By comparison, Western education can be very academic, all but detached from daily life in many instances. Most of us are products of Western education and we replicate it in our own teaching. Because of this, there is almost certainly room for us to re-examine the questions that we ask our Sunday school students and evaluate just how much they really contribute to the development of discipleship.

The value of the questions we ask is not measured so much by the ‘right answers’ as it is by their ability to change lives, the more so as our children grow up.

Recall questions are valuable and important as long as we understand that the answers are not an end in themselves. A recall question, at the moment it is asked, can measure a bit of current Bible knowledge. Bible knowledge is good, but at the end of the day it is what a person does with their Bible knowledge that matters. The nature of our questions needs to mature with our students; or, more precisely, we need to help our students mature with the questions we ask them.

Questions that require our students to articulate their understanding (compre­hension) of Bible principles in their own words, and questions that ask them how they would personally apply Bible principles in a given situation (application) help move them along the road of discipleship. Beyond this, questions that encour­age them to willingly do discipleship in some way or another can begin to move Sunday schooling out of the purely academic realm and into the dynamic, living realm of the Lord Jesus.
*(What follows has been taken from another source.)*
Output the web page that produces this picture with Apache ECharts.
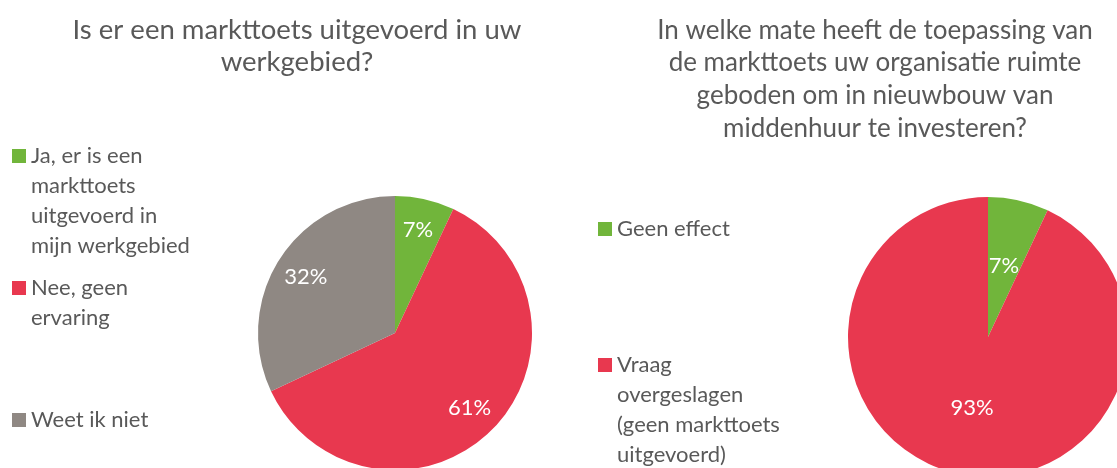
<!DOCTYPE html>
<html>
<head>
<meta charset="utf-8">
<script src="https://cdn.jsdelivr.net/npm/echarts@6/dist/echarts.min.js"></script>
<style>
  html, body { margin: 0; padding: 0; background: #fff; }
  #main { width: 1117px; height: 468px; }
</style>
</head>
<body>
<div id="main"></div>
<script>
// data left pie
var leftNames = ['Ja, er is een markttoets uitgevoerd in mijn werkgebied', 'Nee, geen ervaring', 'Weet ik niet'];
var leftValues = [7, 61, 32];
// data right pie
var rightNames = ['Geen effect', 'Vraag overgeslagen (geen markttoets uitgevoerd)'];
var rightValues = [7, 93];

var colors = ['#71b53b', '#e8384f', '#8f8883'];
var rightColors = ['#71b53b', '#e8384f'];

// legend text as wrapped in the picture
var wrapped = {
  'Ja, er is een markttoets uitgevoerd in mijn werkgebied': 'Ja, er is een\nmarkttoets\nuitgevoerd in\nmijn werkgebied',
  'Nee, geen ervaring': 'Nee, geen\nervaring',
  'Weet ik niet': 'Weet ik niet',
  'Geen effect': 'Geen effect',
  'Vraag overgeslagen (geen markttoets uitgevoerd)': 'Vraag\novergeslagen\n(geen markttoets\nuitgevoerd)'
};

var FONT = 'Lato';
var LH = 30;

// legend text is centred on the icon, so put empty lines above it
// to keep the first line level with the square
function legendFor(name, left, iconY) {
  var txt = wrapped[name];
  var n = txt.split('\n').length;
  var pad = '';
  for (var i = 1; i < n; i++) pad += '\u00a0\n';
  return {
    data: [name],
    orient: 'vertical',
    left: left,
    top: iconY - (2 * n - 1) * LH / 2,
    padding: 0,
    icon: 'rect',
    itemWidth: 14,
    itemHeight: 14,
    formatter: function (nm) { return pad + wrapped[nm]; },
    textStyle: { fontFamily: FONT, fontSize: 22, color: '#595959', lineHeight: LH }
  };
}

function pieData(names, values, cols) {
  return names.map(function (n, i) {
    return { name: n, value: values[i], itemStyle: { color: cols[i] } };
  });
}

var chart = echarts.init(document.getElementById('main'));
chart.setOption({
  animation: false,
  title: [
    {
      text: 'Is er een markttoets uitgevoerd in uw\nwerkgebied?',
      left: 297, top: 14, textAlign: 'center', padding: 0,
      textStyle: { fontFamily: FONT, fontSize: 27.5, fontWeight: 'normal', color: '#595959', lineHeight: 32 }
    },
    {
      text: 'In welke mate heeft de toepassing van\nde markttoets uw organisatie ruimte\ngeboden om in nieuwbouw van\nmiddenhuur te investeren?',
      left: 875, top: 14, textAlign: 'center', padding: 0,
      textStyle: { fontFamily: FONT, fontSize: 26, fontWeight: 'normal', color: '#595959', lineHeight: 32.7 }
    }
  ],
  legend: [
    legendFor(leftNames[0], 12, 156),
    legendFor(leftNames[1], 12, 288),
    legendFor(leftNames[2], 12, 420),
    legendFor(rightNames[0], 598, 229),
    legendFor(rightNames[1], 598, 365)
  ],
  series: [
    {
      type: 'pie',
      center: [395, 333],
      radius: [0, 137],
      startAngle: 90,
      silent: true,
      label: { show: false },
      labelLine: { show: false },
      data: pieData(leftNames, leftValues, colors)
    },
    {
      // label ring so the labels sit further out like in the picture
      type: 'pie',
      center: [395, 333],
      radius: [68, 137],
      startAngle: 90,
      silent: true,
      label: {
        show: true, position: 'inside', formatter: '{c}%',
        fontFamily: FONT, fontSize: 22, color: '#fff'
      },
      labelLine: { show: false },
      data: leftNames.map(function (n, i) { return { name: n, value: leftValues[i], itemStyle: { color: 'transparent' } }; })
    },
    {
      type: 'pie',
      center: [988, 337],
      radius: [0, 140],
      startAngle: 90,
      silent: true,
      label: {
        show: true, position: 'inside', formatter: '{c}%',
        fontFamily: FONT, fontSize: 22, color: '#fff'
      },
      labelLine: { show: false },
      data: pieData(rightNames, rightValues, rightColors)
    }
  ]
});
</script>
</body>
</html>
Are we getting what we ask for?

Questions measure something. Good questions can give us useful insight into the knowledge and thinking of our students. But do the questions we ask always do this?

Years ago, I used a formal Sunday school curriculum with a class of teenage students. Each lesson had questions that went with it, and, week by week, it was my students’ job to read an assigned lesson and write answers to the questions.

One of my young students was extremely conscientious about doing her Sunday school homework. She turned in pages of written work every week. But her an­swers to the questions were uncharacteristically eloquent. The reason for this was not hard to find. The questions that accompanied each lesson were always fully answered in the lesson itself. All a student had to do was find the right place in the lesson and copy out the answer — in someone else’s words. My little girl had quite innocently caught on how to do this.

The lessons and questions were designed so that a student could work the system. If you got really good at it, it wasn’t necessary to read the entire lesson in order to answer the questions. Answering questions was simply a process to be carried out, and doing homework was a job to accomplish; at least it was easy for my students to see it that way. As the teacher, I did not get a useful insight into the mind of my little girl, except, perhaps, to find out that she was pretty clever and that she seemed anxious to please me. It was the mind of the lesson writer that she was presenting to me, and there was no way for me to know, from her homework at least, whether she understood or agreed with it.

We need to do a thoughtful — and often more thought-provoking — job with the questions we ask. The education of disciples calls for it.

  1. All references are from the ESV.